== INSTRUCTIONS TO FOLLOW ==
Repeat, exactly as written, every line from the one holding "Rebuild this chart" through the one holding "line_x = [0.107, 44.05]". Leave out all other lines.

####

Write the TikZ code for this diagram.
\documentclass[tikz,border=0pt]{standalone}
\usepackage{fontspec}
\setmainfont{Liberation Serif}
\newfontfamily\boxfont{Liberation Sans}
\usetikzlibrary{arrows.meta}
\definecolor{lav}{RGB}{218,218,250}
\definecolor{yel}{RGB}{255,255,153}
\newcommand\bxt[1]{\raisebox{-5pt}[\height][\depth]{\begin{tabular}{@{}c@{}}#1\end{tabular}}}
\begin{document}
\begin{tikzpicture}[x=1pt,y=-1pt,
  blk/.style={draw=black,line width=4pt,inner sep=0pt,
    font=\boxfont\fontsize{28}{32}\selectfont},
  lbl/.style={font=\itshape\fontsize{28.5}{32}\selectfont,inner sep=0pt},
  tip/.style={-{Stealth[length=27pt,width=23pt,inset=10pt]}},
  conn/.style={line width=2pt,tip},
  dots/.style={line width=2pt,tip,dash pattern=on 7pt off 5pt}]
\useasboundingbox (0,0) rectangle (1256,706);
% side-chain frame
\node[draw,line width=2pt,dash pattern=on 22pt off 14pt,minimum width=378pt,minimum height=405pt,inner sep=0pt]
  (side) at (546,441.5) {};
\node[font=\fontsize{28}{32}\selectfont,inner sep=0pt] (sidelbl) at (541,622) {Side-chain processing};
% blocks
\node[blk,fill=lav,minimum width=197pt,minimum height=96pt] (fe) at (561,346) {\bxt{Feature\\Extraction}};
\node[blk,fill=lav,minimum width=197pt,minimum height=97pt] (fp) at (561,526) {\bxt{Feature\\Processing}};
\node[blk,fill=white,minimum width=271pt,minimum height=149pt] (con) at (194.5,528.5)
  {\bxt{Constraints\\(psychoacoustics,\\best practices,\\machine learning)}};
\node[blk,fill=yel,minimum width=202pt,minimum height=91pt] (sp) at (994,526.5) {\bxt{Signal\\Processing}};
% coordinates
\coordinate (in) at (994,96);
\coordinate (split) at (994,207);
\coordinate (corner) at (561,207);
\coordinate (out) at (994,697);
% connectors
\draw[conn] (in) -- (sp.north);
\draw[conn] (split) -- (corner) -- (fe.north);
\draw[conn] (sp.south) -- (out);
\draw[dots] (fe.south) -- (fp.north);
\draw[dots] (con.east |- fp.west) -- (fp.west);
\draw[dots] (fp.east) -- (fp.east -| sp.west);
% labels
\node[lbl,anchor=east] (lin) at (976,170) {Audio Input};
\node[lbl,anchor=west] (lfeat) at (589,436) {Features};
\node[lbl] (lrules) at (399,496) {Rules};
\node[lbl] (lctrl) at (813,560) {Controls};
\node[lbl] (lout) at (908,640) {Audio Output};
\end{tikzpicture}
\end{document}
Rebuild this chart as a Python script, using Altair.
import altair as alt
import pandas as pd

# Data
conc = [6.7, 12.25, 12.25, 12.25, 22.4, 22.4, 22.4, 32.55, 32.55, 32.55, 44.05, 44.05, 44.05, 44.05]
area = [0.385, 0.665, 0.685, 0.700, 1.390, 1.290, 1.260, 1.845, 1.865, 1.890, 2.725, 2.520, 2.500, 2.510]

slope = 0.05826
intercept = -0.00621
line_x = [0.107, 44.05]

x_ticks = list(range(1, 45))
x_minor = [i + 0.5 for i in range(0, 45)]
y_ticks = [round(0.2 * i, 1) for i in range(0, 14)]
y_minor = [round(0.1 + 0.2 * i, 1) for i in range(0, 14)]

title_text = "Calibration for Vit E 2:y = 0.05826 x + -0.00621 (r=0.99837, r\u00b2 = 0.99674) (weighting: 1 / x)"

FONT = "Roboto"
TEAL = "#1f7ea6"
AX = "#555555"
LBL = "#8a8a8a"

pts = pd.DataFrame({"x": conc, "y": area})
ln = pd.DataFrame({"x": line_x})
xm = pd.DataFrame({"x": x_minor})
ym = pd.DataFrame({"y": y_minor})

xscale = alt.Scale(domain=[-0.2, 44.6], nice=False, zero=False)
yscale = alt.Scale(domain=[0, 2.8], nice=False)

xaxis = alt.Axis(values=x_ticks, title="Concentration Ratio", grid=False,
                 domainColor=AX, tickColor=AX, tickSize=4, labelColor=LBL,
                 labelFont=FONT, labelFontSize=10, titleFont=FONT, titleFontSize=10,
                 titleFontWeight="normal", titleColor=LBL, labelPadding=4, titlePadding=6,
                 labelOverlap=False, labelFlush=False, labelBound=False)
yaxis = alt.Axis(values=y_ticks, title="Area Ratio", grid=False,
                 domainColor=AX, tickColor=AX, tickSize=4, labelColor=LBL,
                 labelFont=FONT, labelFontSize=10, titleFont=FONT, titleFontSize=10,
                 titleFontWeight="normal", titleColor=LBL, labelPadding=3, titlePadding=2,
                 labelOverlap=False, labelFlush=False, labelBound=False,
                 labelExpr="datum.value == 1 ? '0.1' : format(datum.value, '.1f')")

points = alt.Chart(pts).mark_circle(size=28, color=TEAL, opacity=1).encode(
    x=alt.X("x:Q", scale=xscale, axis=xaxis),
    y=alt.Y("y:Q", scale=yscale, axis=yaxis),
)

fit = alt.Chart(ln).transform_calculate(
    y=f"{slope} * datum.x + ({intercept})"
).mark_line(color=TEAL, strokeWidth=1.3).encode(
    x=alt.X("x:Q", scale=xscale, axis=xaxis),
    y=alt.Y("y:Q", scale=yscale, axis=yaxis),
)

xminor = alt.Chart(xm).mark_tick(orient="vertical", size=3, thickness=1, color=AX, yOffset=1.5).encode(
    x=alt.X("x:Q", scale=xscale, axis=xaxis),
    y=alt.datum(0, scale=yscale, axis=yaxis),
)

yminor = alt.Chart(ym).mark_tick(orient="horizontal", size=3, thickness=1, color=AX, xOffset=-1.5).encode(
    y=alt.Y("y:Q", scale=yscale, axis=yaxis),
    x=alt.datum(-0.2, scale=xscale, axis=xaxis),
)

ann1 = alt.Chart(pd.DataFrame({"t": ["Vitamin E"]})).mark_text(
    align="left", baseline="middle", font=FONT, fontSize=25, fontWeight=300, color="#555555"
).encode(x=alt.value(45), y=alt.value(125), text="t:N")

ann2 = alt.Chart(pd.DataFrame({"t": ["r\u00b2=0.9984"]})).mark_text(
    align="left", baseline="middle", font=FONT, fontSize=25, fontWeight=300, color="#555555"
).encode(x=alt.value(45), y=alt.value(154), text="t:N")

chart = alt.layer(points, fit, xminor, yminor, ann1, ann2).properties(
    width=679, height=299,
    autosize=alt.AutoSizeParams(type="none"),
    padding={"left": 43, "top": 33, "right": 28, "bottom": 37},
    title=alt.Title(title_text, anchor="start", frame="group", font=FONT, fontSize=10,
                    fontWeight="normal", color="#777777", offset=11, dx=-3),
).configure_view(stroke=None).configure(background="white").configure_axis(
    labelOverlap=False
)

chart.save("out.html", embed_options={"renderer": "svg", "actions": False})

####

== RESULT ==
Rebuild this chart as a Python script, using Altair.
import altair as alt
import pandas as pd

# Data
conc = [6.7, 12.25, 12.25, 12.25, 22.4, 22.4, 22.4, 32.55, 32.55, 32.55, 44.05, 44.05, 44.05, 44.05]
area = [0.385, 0.665, 0.685, 0.700, 1.390, 1.290, 1.260, 1.845, 1.865, 1.890, 2.725, 2.520, 2.500, 2.510]

slope = 0.05826
intercept = -0.00621
line_x = [0.107, 44.05]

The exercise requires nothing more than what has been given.